▶ _Exercise task_: Copy each line that holds "this".

*-*-*

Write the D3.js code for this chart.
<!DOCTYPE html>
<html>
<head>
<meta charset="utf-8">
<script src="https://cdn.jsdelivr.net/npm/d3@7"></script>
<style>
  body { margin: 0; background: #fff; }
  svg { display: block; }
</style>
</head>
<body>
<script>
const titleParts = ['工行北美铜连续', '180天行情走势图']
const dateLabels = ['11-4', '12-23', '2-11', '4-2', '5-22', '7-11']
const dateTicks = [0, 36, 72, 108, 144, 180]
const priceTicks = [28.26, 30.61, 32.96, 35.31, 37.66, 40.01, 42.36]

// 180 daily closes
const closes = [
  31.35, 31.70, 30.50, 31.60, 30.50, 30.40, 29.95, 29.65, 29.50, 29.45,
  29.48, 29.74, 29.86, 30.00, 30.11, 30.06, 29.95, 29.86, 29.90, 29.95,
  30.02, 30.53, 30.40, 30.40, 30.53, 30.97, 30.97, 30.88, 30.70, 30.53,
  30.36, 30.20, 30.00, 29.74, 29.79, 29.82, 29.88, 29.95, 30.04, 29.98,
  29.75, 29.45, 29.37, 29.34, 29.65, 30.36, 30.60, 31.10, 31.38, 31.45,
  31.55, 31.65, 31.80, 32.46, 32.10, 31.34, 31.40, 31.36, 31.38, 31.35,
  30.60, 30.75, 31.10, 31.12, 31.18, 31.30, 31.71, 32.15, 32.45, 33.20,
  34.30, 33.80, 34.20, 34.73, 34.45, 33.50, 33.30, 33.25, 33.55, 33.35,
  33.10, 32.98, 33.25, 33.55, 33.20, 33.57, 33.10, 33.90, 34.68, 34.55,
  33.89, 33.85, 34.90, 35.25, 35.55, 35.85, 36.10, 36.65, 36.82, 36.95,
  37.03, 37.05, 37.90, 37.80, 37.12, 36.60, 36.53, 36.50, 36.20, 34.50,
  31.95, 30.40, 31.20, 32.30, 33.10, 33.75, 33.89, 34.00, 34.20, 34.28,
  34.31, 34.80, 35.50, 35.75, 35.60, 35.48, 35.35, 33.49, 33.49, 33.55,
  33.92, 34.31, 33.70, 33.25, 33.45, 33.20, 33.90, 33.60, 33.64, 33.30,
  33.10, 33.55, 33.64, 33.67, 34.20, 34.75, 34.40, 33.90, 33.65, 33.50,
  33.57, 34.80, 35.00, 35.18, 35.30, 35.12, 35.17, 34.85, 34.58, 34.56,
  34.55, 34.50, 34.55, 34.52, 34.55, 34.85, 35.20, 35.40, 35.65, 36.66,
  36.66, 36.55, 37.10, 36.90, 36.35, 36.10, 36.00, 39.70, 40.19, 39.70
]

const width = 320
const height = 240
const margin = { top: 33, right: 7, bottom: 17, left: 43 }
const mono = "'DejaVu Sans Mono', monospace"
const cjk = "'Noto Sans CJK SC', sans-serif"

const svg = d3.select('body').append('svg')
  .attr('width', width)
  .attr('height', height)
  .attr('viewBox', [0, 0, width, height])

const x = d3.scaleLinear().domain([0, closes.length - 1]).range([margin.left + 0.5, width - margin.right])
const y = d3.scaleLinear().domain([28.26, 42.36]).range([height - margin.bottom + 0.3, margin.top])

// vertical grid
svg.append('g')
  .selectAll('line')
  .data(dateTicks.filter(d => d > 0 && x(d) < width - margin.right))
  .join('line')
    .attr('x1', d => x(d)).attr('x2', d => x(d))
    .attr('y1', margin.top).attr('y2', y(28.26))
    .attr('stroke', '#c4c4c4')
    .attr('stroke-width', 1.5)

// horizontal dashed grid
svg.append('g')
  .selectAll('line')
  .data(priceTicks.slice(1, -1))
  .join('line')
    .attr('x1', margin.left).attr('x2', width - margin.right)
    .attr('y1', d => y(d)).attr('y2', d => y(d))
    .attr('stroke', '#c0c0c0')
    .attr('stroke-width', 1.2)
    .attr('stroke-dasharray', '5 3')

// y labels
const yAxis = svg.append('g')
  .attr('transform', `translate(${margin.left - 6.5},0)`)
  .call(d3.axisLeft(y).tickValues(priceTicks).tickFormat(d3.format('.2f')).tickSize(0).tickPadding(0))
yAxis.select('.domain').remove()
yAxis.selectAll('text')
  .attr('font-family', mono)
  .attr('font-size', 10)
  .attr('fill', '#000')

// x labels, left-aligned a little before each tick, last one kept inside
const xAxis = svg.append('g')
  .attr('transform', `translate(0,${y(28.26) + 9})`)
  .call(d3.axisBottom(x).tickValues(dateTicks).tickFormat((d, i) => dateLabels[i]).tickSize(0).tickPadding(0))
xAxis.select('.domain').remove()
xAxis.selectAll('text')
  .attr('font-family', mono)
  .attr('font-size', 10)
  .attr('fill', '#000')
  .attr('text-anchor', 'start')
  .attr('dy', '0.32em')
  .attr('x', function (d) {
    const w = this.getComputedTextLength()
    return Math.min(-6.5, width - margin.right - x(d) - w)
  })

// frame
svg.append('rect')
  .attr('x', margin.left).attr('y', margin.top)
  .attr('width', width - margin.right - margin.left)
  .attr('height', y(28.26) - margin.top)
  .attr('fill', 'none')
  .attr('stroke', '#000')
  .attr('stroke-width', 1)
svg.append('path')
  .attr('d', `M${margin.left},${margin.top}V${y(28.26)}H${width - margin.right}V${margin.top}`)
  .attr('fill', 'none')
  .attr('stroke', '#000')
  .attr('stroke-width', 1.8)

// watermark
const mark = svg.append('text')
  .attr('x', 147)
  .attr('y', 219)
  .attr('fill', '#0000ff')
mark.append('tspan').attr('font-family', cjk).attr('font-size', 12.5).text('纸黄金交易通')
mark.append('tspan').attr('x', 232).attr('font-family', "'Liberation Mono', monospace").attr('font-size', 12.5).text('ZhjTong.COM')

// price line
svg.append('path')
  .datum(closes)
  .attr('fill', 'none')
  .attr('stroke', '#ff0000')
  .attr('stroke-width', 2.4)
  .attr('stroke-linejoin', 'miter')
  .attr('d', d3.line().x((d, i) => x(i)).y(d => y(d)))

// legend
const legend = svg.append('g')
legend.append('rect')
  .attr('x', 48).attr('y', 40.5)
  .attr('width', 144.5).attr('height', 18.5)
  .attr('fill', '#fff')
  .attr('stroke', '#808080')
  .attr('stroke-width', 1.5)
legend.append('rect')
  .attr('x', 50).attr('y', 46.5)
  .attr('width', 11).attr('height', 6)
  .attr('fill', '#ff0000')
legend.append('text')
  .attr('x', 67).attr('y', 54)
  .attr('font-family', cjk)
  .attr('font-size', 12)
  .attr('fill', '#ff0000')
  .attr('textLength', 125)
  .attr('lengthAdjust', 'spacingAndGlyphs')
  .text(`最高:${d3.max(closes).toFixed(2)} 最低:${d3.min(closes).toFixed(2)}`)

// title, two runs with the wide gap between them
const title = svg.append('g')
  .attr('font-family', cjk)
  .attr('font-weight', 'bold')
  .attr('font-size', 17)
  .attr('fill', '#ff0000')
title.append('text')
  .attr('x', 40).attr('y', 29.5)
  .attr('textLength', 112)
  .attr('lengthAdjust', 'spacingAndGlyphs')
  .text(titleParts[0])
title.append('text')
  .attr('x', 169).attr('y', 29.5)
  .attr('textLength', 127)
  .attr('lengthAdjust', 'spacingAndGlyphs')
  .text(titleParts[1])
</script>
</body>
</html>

*-*-*

▶ _Correct response_:
Write the D3.js code for this chart.
    const w = this.getComputedTextLength()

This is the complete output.